By making sure you are giving consumers a localized experience, you can optimize your sales and grow your business as much as possible beyond your own borders. So how do you do it? Segpay merchants can use a three-pronged approach that starts with reporting and combines language translations and localized currency.
You have three reports at your disposal to show how your international sales are performing, and help you identify the countries with the best growth potential to target with your marketing efforts:
- Sales by Country: shows you where in the world you’ve had sales during the specific date range you choose.
- Approval Rates: shows the % of your transactions that were approved and declined during the specific date range you choose. You can group the report by Country – either customer country (using the consumer’s payment address) or IP country (using the location we detected at the time of purchase).
- Transaction Detail: shows you more information about all transactions that occurred during the date range you choose. Select Advanced Options to include country, based on ISO or IP, where each transaction originated.
Perhaps you’ve been targeting a specific country(ies) but after viewing these reports you don’t see the results you were hoping for. What can you do about it?
Using the knowledge from the reports mentioned above, you can provide international consumers with the most localized experience possible. Start with making sure you are speaking their language.
Segpay’s payment pages are built with geo-targeting and are displayed according to the language setting in the consumer’s browser. That said, if you are doing your own geo-targeting and are certain where each consumer is coming from, you can force the page to display in one of 12 different languages (See our documentation for more details). Doing your own geo-targeting is the ideal scenario, of course, since you’ll be ensuring that consumers aren’t viewing one language on your website and another on the payment page.
Now that you’ve made sure the words on your payment page are speaking the consumer’s language, make sure your prices are, too. Enter Dynamic Multi Currency (DMC), a feature that ensures you are displaying prices in local currencies. That way, consumers know what they are paying up front, and future recurring charges are consistently billed in the same amounts and currencies as advertised, avoiding confusion or unwanted surprises. Although Segpay has offered DMC for years, some merchants may not be aware of how it works or how best to use it to their advantage.

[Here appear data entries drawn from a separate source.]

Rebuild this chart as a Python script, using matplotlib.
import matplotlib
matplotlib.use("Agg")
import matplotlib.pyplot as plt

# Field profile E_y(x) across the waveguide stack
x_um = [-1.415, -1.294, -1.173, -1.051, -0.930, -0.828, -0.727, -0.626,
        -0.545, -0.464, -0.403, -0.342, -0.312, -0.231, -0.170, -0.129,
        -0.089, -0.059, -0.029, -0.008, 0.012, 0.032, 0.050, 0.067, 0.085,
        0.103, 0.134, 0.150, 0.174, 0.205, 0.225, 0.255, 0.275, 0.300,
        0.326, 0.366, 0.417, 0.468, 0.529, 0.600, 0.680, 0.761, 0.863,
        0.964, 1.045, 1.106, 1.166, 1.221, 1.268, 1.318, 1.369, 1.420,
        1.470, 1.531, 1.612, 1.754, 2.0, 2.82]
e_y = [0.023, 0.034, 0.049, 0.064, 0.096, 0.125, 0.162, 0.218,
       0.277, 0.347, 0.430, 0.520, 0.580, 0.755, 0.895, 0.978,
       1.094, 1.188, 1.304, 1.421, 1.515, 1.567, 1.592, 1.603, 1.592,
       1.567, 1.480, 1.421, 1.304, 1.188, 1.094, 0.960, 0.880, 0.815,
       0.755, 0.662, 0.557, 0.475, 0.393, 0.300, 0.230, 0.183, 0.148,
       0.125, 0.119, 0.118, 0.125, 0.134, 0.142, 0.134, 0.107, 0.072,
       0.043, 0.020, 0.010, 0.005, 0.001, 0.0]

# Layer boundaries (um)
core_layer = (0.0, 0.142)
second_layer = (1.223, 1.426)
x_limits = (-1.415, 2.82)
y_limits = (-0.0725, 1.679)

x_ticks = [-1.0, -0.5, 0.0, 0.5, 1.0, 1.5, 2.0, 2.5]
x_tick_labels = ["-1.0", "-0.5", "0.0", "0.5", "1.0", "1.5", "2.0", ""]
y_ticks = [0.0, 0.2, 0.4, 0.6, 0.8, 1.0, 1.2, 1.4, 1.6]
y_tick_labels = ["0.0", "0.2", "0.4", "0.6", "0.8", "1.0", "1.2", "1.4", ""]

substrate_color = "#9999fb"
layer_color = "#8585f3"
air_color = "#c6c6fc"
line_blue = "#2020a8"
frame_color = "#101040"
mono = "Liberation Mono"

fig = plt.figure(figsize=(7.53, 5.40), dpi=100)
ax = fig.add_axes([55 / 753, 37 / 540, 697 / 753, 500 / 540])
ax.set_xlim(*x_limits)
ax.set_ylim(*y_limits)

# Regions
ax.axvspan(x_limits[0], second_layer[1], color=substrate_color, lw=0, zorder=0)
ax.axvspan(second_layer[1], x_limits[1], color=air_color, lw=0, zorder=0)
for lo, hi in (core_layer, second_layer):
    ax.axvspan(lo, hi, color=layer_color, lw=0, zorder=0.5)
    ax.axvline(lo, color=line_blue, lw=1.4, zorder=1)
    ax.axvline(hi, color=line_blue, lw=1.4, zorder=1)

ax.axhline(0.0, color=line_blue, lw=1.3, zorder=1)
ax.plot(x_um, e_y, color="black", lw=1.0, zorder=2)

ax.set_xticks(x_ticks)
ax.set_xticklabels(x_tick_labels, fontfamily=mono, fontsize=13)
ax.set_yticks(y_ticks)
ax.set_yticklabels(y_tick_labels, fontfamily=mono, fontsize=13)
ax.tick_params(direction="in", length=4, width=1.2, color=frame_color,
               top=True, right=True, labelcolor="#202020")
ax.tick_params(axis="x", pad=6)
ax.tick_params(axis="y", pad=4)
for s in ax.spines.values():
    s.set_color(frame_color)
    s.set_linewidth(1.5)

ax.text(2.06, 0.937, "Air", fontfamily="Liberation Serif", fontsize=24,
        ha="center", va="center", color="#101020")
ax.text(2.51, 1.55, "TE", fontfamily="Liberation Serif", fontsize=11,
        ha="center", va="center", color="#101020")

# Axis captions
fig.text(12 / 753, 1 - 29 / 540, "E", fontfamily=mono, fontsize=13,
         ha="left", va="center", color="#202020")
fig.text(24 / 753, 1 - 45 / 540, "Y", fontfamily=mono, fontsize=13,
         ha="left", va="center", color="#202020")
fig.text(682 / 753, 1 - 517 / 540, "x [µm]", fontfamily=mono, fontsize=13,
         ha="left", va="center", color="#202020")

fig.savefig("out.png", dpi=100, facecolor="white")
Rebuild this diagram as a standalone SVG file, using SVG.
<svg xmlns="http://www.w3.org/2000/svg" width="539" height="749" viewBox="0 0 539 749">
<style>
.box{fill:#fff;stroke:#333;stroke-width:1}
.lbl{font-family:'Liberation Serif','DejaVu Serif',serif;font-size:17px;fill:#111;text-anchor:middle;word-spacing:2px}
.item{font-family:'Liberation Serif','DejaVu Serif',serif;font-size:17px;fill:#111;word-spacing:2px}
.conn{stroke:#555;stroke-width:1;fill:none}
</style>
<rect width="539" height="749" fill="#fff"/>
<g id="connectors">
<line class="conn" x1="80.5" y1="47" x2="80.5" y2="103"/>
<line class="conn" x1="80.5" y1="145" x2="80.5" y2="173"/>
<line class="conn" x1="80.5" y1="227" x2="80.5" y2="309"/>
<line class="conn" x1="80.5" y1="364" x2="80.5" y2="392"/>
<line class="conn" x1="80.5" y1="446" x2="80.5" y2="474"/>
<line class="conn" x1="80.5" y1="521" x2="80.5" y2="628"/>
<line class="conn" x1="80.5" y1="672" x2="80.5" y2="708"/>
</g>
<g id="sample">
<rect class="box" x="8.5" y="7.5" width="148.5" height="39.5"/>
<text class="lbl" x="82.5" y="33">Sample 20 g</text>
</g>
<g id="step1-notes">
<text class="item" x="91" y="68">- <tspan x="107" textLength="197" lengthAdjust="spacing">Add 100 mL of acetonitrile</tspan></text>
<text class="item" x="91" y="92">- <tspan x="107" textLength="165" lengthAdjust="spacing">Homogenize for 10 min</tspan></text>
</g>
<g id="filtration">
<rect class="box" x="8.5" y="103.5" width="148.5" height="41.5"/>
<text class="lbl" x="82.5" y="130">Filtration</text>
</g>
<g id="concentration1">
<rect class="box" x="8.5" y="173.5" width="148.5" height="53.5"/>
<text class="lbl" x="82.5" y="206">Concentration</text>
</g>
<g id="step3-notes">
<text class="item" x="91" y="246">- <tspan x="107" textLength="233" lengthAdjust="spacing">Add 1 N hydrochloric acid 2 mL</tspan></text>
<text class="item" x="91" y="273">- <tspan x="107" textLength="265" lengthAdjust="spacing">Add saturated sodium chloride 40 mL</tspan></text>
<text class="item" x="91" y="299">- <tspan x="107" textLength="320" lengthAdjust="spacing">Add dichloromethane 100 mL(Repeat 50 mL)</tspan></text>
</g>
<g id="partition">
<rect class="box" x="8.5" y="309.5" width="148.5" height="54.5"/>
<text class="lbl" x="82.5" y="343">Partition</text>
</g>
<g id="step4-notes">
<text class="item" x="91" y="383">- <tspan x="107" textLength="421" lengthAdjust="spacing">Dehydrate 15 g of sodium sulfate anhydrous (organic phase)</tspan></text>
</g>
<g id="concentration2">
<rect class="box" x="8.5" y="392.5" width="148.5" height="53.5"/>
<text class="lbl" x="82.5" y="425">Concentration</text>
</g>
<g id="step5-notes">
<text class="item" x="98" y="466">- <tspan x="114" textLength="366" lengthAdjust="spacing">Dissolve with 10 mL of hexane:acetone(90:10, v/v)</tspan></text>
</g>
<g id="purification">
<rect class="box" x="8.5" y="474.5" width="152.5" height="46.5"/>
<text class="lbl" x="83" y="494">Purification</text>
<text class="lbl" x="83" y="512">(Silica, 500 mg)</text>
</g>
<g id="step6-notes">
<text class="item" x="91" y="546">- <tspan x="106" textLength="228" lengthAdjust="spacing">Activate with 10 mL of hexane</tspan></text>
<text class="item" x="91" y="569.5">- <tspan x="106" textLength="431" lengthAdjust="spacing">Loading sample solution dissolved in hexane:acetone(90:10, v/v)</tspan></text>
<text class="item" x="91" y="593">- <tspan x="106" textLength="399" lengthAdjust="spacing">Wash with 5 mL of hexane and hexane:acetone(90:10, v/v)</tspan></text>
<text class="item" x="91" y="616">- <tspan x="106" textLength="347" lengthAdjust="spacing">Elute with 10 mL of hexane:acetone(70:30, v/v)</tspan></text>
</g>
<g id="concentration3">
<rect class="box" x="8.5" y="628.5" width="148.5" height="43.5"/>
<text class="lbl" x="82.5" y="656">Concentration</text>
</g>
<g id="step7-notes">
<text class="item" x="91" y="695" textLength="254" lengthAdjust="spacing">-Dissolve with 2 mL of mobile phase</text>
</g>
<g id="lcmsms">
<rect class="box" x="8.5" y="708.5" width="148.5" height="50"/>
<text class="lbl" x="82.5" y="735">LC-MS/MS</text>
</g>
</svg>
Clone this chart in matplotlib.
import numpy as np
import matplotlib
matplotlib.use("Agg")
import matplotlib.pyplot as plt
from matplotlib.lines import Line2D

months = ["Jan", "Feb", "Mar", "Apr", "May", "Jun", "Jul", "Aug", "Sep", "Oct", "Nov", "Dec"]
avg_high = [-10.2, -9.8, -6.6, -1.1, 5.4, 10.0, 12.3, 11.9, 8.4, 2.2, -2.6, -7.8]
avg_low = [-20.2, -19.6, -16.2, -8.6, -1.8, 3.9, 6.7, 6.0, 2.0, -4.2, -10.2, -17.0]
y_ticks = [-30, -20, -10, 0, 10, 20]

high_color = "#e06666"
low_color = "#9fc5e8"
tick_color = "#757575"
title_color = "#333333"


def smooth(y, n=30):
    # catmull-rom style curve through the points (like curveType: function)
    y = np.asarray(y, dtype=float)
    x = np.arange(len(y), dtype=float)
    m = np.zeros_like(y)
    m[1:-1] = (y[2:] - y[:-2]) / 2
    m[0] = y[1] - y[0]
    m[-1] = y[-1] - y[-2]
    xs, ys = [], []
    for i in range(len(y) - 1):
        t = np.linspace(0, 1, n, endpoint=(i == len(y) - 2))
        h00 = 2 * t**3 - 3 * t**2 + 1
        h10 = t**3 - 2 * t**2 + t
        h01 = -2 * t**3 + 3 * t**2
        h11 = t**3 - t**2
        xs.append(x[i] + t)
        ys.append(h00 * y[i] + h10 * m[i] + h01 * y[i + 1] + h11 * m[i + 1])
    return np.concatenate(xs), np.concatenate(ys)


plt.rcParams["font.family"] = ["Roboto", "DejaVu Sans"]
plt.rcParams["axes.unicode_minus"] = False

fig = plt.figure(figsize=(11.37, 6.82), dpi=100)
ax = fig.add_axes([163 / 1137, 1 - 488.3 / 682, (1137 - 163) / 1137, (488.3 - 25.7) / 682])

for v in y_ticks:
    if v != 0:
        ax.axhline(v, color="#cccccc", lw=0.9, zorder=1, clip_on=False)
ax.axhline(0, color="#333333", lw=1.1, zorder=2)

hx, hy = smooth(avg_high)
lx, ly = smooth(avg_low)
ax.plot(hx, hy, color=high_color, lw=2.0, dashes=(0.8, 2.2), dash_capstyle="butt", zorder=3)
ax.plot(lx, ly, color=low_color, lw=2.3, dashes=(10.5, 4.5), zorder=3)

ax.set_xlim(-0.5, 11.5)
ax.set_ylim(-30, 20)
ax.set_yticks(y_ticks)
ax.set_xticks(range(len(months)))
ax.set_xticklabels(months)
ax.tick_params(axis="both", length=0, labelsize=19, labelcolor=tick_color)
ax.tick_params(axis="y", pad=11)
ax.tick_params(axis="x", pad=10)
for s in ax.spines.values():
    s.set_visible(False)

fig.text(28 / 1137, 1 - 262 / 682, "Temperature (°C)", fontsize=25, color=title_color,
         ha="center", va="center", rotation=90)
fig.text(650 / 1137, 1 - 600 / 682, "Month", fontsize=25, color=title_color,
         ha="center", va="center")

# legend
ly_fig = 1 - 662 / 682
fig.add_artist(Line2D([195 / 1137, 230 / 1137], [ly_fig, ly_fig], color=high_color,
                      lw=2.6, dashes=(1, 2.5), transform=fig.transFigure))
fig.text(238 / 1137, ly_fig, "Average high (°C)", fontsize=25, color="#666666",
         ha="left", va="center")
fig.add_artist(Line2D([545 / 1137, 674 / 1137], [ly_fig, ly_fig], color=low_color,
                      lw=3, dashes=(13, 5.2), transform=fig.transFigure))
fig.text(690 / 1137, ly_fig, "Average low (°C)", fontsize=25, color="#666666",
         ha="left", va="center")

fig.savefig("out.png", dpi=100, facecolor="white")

DMC is turned on by default when you create a payment package. You can select one of two versions:
- DMC with Base currency – By default, your prices display in the currency you specified in your price points. The consumer has the option, via a dropdown menu, to see the price in one of 16 currencies: USD, EUR, GBP, ISK, DKK, SEK, NOK, CHF, HKD, JPY, CAD, AUD, RUB, INR, ILS or CZK.
- DMC with Geo-targeting – Prices display in the consumer’s local currency, based on their IP address. Again, the consumer has the option to instead see the price in any of the 12 currencies listed above.
As with language, merchants doing their own geo-targeting can force prices on the payment page to show in a specific currency, and can hide the menu so the consumer can’t change to a different currency. See our documentation for details on this as well.
Watch retention rates rise for international members
If you incorporate localized language and currency for your subscription-based business and are tracking customer retention rates (something that we highly recommend) you may notice that consumers who are rebilled in their native currency are staying with your service longer. Why? Because using local currencies prevents surprises such as a statement arriving later with a converted amount that is different than what the consumer thought was paid. What the consumer sees is what they pay, both initially and in the recurring amount they are charged after each billing cycle. The consumer is locked in, regardless of fluctuating exchange rates. This also means that if at any point someone is not happy and requests a refund, they receive the expected amount and do not feel short-changed, preventing potential chargebacks.
Bottom line, if you are not already marketing your services outside your home country, using reporting, along with localized language and currency should give you the confidence to start now.